Referring now to FIGS. 11 and 12, wherein like reference numerals designate like or corresponding parts throughout the views, a cuff clamp cylinder 61 is mounted on a cylinder mounting plate 63 affixed to a cylinder block 62 under a base plate 60. A cuff clamp plate 64 in disc form is secured to the end of a piston rod 61a of the cuff clamp cylinder 61. A slide rail 66 is fixed to a rail mounting plate 65 secured upright to the back of the base plate 60 and includes a slide mounted thereon. A bracket 68 is affixed to the slide 67 and includes a joint block 69 attached to the top thereof.
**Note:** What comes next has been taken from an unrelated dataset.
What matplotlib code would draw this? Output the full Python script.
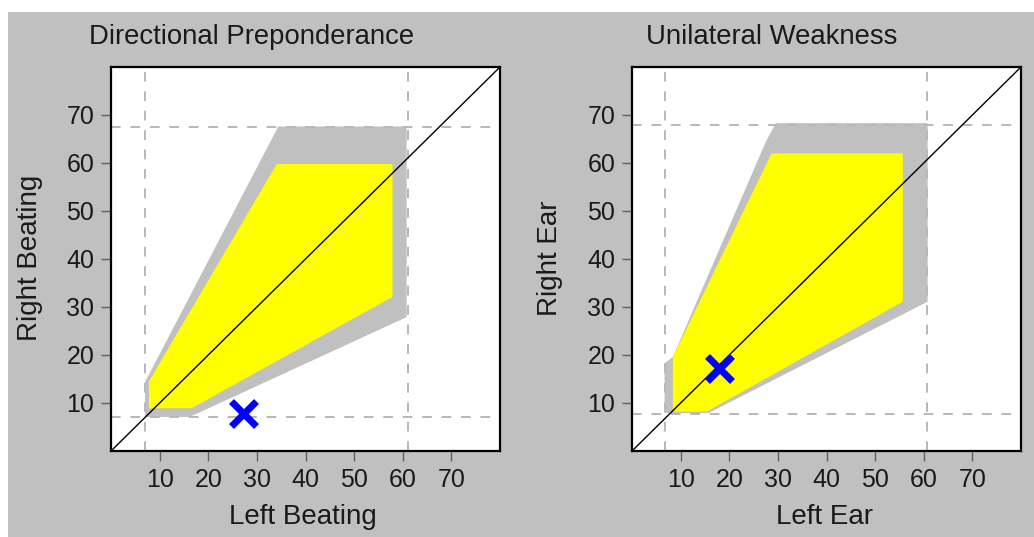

A knuckle joint 70 is connected by a joint pin 71 to the joint block 69 and is connected to a piston rod 72a of a cuff pickup cylinder 72 which is mounted by a support member 73 on the rail mounting plate 65. A cylinder 74 is attached to a bracket 68 and carries a piston rod 74a attached to a plate 75 to which one end of a shaft 76 is fixed. The shaft 76 passes through a guide 77 affixed to the bracket 68 and extends through the hole in the bracket 68 to the side of the clamp plate 64.
According to the embodiment as above designed, the lowermost workpiece cuff 100n is caused to form slack D by rotation of the delivery rollers 8, 8'. Then, shaft 76 is extended to the slack while cylinder 61 is driven to raise the piston rod 61a so that the cuff 100n is clamped, as shown in FIG. 14, by the shaft 76 and the clamp plate 64 disposed on the one end of the piston rod 61a. Then, the cylinder 61 is driven synchronously with the cuff pickup cylinder 72 to lower the bracket 68 and the cuff clamp plate 64. Subsequently, the cuff is pulled down while held by the shaft 74 and the clamp plate 64. This will ensure withdrawal of the cuff 100n even if either one of the delivery rollers 8, 8' is out of engagement.
Although the invention has been described in detail by way of reference to the disclosed embodiments, it should be understood that the invention is not limited to the disclosed embodiments, but should be interpreted only in accordance with the claims which follow.